Работал и кнут – если село не давало «добровольцев», коней и продовольствие, его тупо жгли. Борьба промеж классов, взаимное ожесточение достигло апофигея, никаких большевиков в своих рядах повстанцы уже не терпели, пленных не брали. Ну и враги с ними обращались соответственно – обращение, подписанное Раковским и председателем ВЧК Феликсом «Железным» Дзержинским, гласило: «В прошлом году Махно, боясь конкуренции Григорьева, распорядился, чтобы его убили. Разве не найдется среди вас достаточно честного и мужественного революционера, который… не приложит к нему ту же кару?». 12 июля в селе Успеновка случилось «радостное воссоединение» – Махно встретили «набатовские» анархисты, покинувшие РПАУ зимой. Найти «долю получше» не удалось, и Аршинов, Барон, Алый и пр. снова прибились к «бацке» в Реввоенсовет, наладив при армии пропаганду. Зато в «противных селянам» городах махновцы не церемонились – В Зенькове и Миргороде расстреливали коммунистов, грабили и жгли склады.
Арон Барон
В августе 1920 года случилось «успеновское дело». Штаб РПАУ решил не ограничиваться декларациями, а заслать в тыл врангелевцам рейдовую группу в 800 человек. Она собралась в тылу красной 13-й армии возле все той же Успеновки, где махновцы повстречались с «набатовцами», но тут выяснилось, что в селе находится красноармейская часть и полевые кассы с крупными суммами денег. Поход в тыл Врангеля был отменен, махновцы налетели на Успеновку и, прихватив армейское жалованье, стали отходить, отстреливаясь из пулеметов. Ускользающие денежки придали задору красноармейцам, которые, крупными силами бросившись наперерез, истребили значительную часть отряда и чуть не захватили в плен самого Махно… Советские историки пруфировали сим эпизодом «моральное разложение бацки», однако ж исчо в XV веке Джан Джакопо Тривульцио сформулировал основной закон войны: «Деньги, деньги и еще раз деньги».

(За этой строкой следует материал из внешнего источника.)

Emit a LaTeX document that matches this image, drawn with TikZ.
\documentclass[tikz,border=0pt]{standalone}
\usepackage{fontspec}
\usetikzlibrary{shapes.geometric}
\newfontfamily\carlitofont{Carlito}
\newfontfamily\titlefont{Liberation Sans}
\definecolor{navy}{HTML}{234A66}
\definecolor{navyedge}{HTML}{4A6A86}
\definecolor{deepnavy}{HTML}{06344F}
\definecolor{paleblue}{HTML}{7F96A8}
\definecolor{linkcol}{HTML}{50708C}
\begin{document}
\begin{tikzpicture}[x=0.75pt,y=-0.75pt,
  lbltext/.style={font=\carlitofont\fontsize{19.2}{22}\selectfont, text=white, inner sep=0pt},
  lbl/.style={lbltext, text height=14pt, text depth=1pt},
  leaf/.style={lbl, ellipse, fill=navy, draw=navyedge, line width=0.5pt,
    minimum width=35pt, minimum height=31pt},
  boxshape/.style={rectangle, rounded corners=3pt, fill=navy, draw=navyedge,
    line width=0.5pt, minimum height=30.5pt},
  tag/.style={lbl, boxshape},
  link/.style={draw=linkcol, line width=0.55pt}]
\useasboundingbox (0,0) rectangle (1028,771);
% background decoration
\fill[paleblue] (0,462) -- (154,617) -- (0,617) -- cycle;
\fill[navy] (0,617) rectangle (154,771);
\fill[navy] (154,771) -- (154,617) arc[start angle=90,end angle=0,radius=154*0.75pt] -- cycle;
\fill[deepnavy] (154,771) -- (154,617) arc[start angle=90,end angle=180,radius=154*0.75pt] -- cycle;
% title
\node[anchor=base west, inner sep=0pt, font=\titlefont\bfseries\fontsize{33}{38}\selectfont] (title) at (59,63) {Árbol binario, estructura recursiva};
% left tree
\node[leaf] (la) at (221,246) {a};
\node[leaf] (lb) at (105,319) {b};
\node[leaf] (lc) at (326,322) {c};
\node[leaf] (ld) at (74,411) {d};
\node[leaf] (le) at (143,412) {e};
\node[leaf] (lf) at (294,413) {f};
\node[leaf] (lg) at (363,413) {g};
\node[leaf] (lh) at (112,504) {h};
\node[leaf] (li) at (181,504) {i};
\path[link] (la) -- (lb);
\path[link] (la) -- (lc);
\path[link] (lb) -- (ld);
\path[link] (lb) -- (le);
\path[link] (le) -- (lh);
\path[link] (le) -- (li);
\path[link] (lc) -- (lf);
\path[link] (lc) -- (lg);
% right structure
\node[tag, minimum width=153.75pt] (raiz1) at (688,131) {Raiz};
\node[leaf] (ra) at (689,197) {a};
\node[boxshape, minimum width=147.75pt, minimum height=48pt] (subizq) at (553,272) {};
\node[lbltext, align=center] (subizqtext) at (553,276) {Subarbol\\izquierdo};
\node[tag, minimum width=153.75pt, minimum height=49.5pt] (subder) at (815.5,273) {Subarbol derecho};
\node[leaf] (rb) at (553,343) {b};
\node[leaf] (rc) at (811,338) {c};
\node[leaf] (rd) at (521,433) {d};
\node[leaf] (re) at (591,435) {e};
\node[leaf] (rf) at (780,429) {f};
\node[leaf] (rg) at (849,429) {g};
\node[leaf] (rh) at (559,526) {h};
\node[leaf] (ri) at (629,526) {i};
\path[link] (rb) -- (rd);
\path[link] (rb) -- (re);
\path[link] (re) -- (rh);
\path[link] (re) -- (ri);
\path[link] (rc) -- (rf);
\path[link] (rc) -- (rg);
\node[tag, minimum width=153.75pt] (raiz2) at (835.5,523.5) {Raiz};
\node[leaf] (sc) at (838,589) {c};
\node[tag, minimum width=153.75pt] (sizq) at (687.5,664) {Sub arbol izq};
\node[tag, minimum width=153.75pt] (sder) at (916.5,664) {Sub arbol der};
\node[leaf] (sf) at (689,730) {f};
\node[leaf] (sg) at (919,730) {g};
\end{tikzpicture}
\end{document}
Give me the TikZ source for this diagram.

Однако на сей раз «вопиющим бандитизмом» решили воспользоваться «набатовцы», чтобы «приструнить» атамана. В бою возле Изюма Махно в очередной (никто уже не считал, который) раз был ранен, на сей раз в ногу, и его увезли в Старобельск, где их с тоже раненым Куриленко 3 сентября прооперировали. Арон Барон тут же «поставил вопрос» о том, чтобы военные операции РПАУ согласовывали с Реввоенсоветом. На него буквально все посмотрели, как на ожившее дерево – и «бацка», и командиры, и рядовые бойцы.